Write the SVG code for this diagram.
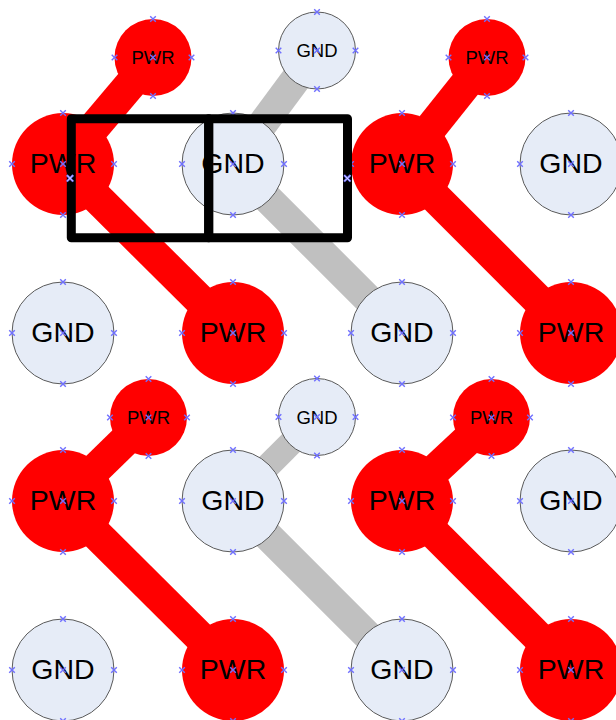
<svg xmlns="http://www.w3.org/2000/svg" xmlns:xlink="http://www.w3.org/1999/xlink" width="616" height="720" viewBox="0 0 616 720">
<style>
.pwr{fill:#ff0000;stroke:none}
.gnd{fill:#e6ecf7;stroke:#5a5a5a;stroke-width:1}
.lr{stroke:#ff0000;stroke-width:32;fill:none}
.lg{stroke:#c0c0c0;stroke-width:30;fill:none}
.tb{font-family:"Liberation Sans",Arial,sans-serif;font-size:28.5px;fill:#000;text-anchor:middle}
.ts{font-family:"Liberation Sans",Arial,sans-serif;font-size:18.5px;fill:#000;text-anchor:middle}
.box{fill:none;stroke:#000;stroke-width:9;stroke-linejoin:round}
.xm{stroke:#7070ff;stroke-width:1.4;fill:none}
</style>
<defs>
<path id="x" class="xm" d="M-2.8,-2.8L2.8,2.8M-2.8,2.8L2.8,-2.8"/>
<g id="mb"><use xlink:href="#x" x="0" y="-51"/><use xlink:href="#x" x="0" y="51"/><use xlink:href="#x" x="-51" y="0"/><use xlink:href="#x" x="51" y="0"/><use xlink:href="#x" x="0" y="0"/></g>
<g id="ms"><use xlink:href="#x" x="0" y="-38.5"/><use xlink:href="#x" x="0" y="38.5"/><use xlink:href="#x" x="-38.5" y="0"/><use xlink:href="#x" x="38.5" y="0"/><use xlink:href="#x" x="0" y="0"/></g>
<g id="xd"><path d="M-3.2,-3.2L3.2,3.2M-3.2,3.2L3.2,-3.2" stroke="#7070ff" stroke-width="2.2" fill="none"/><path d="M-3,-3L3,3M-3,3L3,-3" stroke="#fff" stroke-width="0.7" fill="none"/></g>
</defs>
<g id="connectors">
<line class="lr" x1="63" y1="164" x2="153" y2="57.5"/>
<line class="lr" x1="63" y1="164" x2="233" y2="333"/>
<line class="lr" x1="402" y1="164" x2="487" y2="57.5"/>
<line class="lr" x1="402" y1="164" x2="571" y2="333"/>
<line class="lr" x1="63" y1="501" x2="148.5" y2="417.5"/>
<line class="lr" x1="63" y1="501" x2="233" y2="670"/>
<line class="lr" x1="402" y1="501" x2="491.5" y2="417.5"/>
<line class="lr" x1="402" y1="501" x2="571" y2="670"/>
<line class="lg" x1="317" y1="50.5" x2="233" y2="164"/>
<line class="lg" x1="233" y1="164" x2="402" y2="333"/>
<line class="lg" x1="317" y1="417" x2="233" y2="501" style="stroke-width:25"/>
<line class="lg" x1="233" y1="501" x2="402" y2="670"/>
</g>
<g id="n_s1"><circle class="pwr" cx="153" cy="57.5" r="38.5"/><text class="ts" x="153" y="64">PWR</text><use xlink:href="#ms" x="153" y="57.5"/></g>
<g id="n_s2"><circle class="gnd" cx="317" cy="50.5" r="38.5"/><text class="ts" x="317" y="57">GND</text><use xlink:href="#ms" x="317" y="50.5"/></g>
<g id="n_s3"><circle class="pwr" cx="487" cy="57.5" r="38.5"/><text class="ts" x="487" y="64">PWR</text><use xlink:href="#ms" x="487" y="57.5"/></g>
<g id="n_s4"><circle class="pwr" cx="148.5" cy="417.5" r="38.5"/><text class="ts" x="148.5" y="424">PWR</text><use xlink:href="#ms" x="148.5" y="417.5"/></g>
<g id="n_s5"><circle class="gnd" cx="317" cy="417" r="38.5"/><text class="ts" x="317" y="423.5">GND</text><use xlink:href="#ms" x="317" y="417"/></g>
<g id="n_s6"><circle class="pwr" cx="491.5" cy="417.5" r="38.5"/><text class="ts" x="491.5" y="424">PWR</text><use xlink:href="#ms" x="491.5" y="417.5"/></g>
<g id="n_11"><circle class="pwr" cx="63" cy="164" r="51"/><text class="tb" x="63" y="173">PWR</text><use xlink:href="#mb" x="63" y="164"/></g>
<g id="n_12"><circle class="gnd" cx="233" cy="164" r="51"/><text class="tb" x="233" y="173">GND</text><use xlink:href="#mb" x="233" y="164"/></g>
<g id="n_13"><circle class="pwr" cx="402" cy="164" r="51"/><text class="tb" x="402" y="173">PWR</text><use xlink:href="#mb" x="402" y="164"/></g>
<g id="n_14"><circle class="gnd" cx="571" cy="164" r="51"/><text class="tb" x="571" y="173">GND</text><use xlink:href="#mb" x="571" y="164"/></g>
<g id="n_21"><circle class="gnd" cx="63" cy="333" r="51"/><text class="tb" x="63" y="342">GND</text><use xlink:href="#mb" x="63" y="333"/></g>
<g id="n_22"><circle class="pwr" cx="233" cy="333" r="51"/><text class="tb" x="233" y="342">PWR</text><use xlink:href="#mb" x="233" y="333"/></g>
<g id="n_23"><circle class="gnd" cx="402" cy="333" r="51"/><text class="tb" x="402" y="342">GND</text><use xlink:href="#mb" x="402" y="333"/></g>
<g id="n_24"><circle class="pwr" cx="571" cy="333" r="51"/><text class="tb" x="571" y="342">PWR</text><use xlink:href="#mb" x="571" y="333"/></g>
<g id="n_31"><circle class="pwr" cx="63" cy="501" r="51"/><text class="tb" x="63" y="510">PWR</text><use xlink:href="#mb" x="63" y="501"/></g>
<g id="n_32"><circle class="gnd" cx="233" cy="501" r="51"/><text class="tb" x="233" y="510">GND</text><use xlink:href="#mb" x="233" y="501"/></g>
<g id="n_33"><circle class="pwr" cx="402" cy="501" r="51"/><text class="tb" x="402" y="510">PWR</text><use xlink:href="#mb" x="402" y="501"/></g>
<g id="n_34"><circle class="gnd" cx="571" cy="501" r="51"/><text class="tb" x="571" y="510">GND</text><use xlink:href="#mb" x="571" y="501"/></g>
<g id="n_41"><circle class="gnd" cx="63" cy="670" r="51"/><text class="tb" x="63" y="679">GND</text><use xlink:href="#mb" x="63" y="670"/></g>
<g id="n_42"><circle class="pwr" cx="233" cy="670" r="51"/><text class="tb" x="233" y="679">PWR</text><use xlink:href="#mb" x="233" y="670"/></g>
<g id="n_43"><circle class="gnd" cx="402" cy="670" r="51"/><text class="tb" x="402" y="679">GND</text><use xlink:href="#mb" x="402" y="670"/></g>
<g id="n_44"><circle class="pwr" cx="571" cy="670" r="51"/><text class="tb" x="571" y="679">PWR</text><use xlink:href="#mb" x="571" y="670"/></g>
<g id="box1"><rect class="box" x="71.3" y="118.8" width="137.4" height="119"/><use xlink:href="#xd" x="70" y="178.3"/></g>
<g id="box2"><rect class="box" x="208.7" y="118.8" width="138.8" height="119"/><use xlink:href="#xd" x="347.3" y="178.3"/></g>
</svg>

_Short task_
Return all of the data exactly as written, and drop the pictures.

_Answer for this exercise_
Write the SVG code for this diagram.
<svg xmlns="http://www.w3.org/2000/svg" xmlns:xlink="http://www.w3.org/1999/xlink" width="616" height="720" viewBox="0 0 616 720">
<style>
.pwr{fill:#ff0000;stroke:none}
.gnd{fill:#e6ecf7;stroke:#5a5a5a;stroke-width:1}
.lr{stroke:#ff0000;stroke-width:32;fill:none}
.lg{stroke:#c0c0c0;stroke-width:30;fill:none}
.tb{font-family:"Liberation Sans",Arial,sans-serif;font-size:28.5px;fill:#000;text-anchor:middle}
.ts{font-family:"Liberation Sans",Arial,sans-serif;font-size:18.5px;fill:#000;text-anchor:middle}
.box{fill:none;stroke:#000;stroke-width:9;stroke-linejoin:round}
.xm{stroke:#7070ff;stroke-width:1.4;fill:none}
</style>
<defs>
<path id="x" class="xm" d="M-2.8,-2.8L2.8,2.8M-2.8,2.8L2.8,-2.8"/>
<g id="mb"><use xlink:href="#x" x="0" y="-51"/><use xlink:href="#x" x="0" y="51"/><use xlink:href="#x" x="-51" y="0"/><use xlink:href="#x" x="51" y="0"/><use xlink:href="#x" x="0" y="0"/></g>
<g id="ms"><use xlink:href="#x" x="0" y="-38.5"/><use xlink:href="#x" x="0" y="38.5"/><use xlink:href="#x" x="-38.5" y="0"/><use xlink:href="#x" x="38.5" y="0"/><use xlink:href="#x" x="0" y="0"/></g>
<g id="xd"><path d="M-3.2,-3.2L3.2,3.2M-3.2,3.2L3.2,-3.2" stroke="#7070ff" stroke-width="2.2" fill="none"/><path d="M-3,-3L3,3M-3,3L3,-3" stroke="#fff" stroke-width="0.7" fill="none"/></g>
</defs>
<g id="connectors">
<line class="lr" x1="63" y1="164" x2="153" y2="57.5"/>
<line class="lr" x1="63" y1="164" x2="233" y2="333"/>
<line class="lr" x1="402" y1="164" x2="487" y2="57.5"/>
<line class="lr" x1="402" y1="164" x2="571" y2="333"/>
<line class="lr" x1="63" y1="501" x2="148.5" y2="417.5"/>
<line class="lr" x1="63" y1="501" x2="233" y2="670"/>
<line class="lr" x1="402" y1="501" x2="491.5" y2="417.5"/>
<line class="lr" x1="402" y1="501" x2="571" y2="670"/>
<line class="lg" x1="317" y1="50.5" x2="233" y2="164"/>
<line class="lg" x1="233" y1="164" x2="402" y2="333"/>
<line class="lg" x1="317" y1="417" x2="233" y2="501" style="stroke-width:25"/>
<line class="lg" x1="233" y1="501" x2="402" y2="670"/>
</g>
<g id="n_s1"><circle class="pwr" cx="153" cy="57.5" r="38.5"/><text class="ts" x="153" y="64">PWR</text><use xlink:href="#ms" x="153" y="57.5"/></g>
<g id="n_s2"><circle class="gnd" cx="317" cy="50.5" r="38.5"/><text class="ts" x="317" y="57">GND</text><use xlink:href="#ms" x="317" y="50.5"/></g>
<g id="n_s3"><circle class="pwr" cx="487" cy="57.5" r="38.5"/><text class="ts" x="487" y="64">PWR</text><use xlink:href="#ms" x="487" y="57.5"/></g>
<g id="n_s4"><circle class="pwr" cx="148.5" cy="417.5" r="38.5"/><text class="ts" x="148.5" y="424">PWR</text><use xlink:href="#ms" x="148.5" y="417.5"/></g>
<g id="n_s5"><circle class="gnd" cx="317" cy="417" r="38.5"/><text class="ts" x="317" y="423.5">GND</text><use xlink:href="#ms" x="317" y="417"/></g>
<g id="n_s6"><circle class="pwr" cx="491.5" cy="417.5" r="38.5"/><text class="ts" x="491.5" y="424">PWR</text><use xlink:href="#ms" x="491.5" y="417.5"/></g>
<g id="n_11"><circle class="pwr" cx="63" cy="164" r="51"/><text class="tb" x="63" y="173">PWR</text><use xlink:href="#mb" x="63" y="164"/></g>
<g id="n_12"><circle class="gnd" cx="233" cy="164" r="51"/><text class="tb" x="233" y="173">GND</text><use xlink:href="#mb" x="233" y="164"/></g>
<g id="n_13"><circle class="pwr" cx="402" cy="164" r="51"/><text class="tb" x="402" y="173">PWR</text><use xlink:href="#mb" x="402" y="164"/></g>
<g id="n_14"><circle class="gnd" cx="571" cy="164" r="51"/><text class="tb" x="571" y="173">GND</text><use xlink:href="#mb" x="571" y="164"/></g>
<g id="n_21"><circle class="gnd" cx="63" cy="333" r="51"/><text class="tb" x="63" y="342">GND</text><use xlink:href="#mb" x="63" y="333"/></g>
<g id="n_22"><circle class="pwr" cx="233" cy="333" r="51"/><text class="tb" x="233" y="342">PWR</text><use xlink:href="#mb" x="233" y="333"/></g>
<g id="n_23"><circle class="gnd" cx="402" cy="333" r="51"/><text class="tb" x="402" y="342">GND</text><use xlink:href="#mb" x="402" y="333"/></g>
<g id="n_24"><circle class="pwr" cx="571" cy="333" r="51"/><text class="tb" x="571" y="342">PWR</text><use xlink:href="#mb" x="571" y="333"/></g>
<g id="n_31"><circle class="pwr" cx="63" cy="501" r="51"/><text class="tb" x="63" y="510">PWR</text><use xlink:href="#mb" x="63" y="501"/></g>
<g id="n_32"><circle class="gnd" cx="233" cy="501" r="51"/><text class="tb" x="233" y="510">GND</text><use xlink:href="#mb" x="233" y="501"/></g>
<g id="n_33"><circle class="pwr" cx="402" cy="501" r="51"/><text class="tb" x="402" y="510">PWR</text><use xlink:href="#mb" x="402" y="501"/></g>
<g id="n_34"><circle class="gnd" cx="571" cy="501" r="51"/><text class="tb" x="571" y="510">GND</text><use xlink:href="#mb" x="571" y="501"/></g>
<g id="n_41"><circle class="gnd" cx="63" cy="670" r="51"/><text class="tb" x="63" y="679">GND</text><use xlink:href="#mb" x="63" y="670"/></g>
<g id="n_42"><circle class="pwr" cx="233" cy="670" r="51"/><text class="tb" x="233" y="679">PWR</text><use xlink:href="#mb" x="233" y="670"/></g>
<g id="n_43"><circle class="gnd" cx="402" cy="670" r="51"/><text class="tb" x="402" y="679">GND</text><use xlink:href="#mb" x="402" y="670"/></g>
<g id="n_44"><circle class="pwr" cx="571" cy="670" r="51"/><text class="tb" x="571" y="679">PWR</text><use xlink:href="#mb" x="571" y="670"/></g>
<g id="box1"><rect class="box" x="71.3" y="118.8" width="137.4" height="119"/><use xlink:href="#xd" x="70" y="178.3"/></g>
<g id="box2"><rect class="box" x="208.7" y="118.8" width="138.8" height="119"/><use xlink:href="#xd" x="347.3" y="178.3"/></g>
</svg>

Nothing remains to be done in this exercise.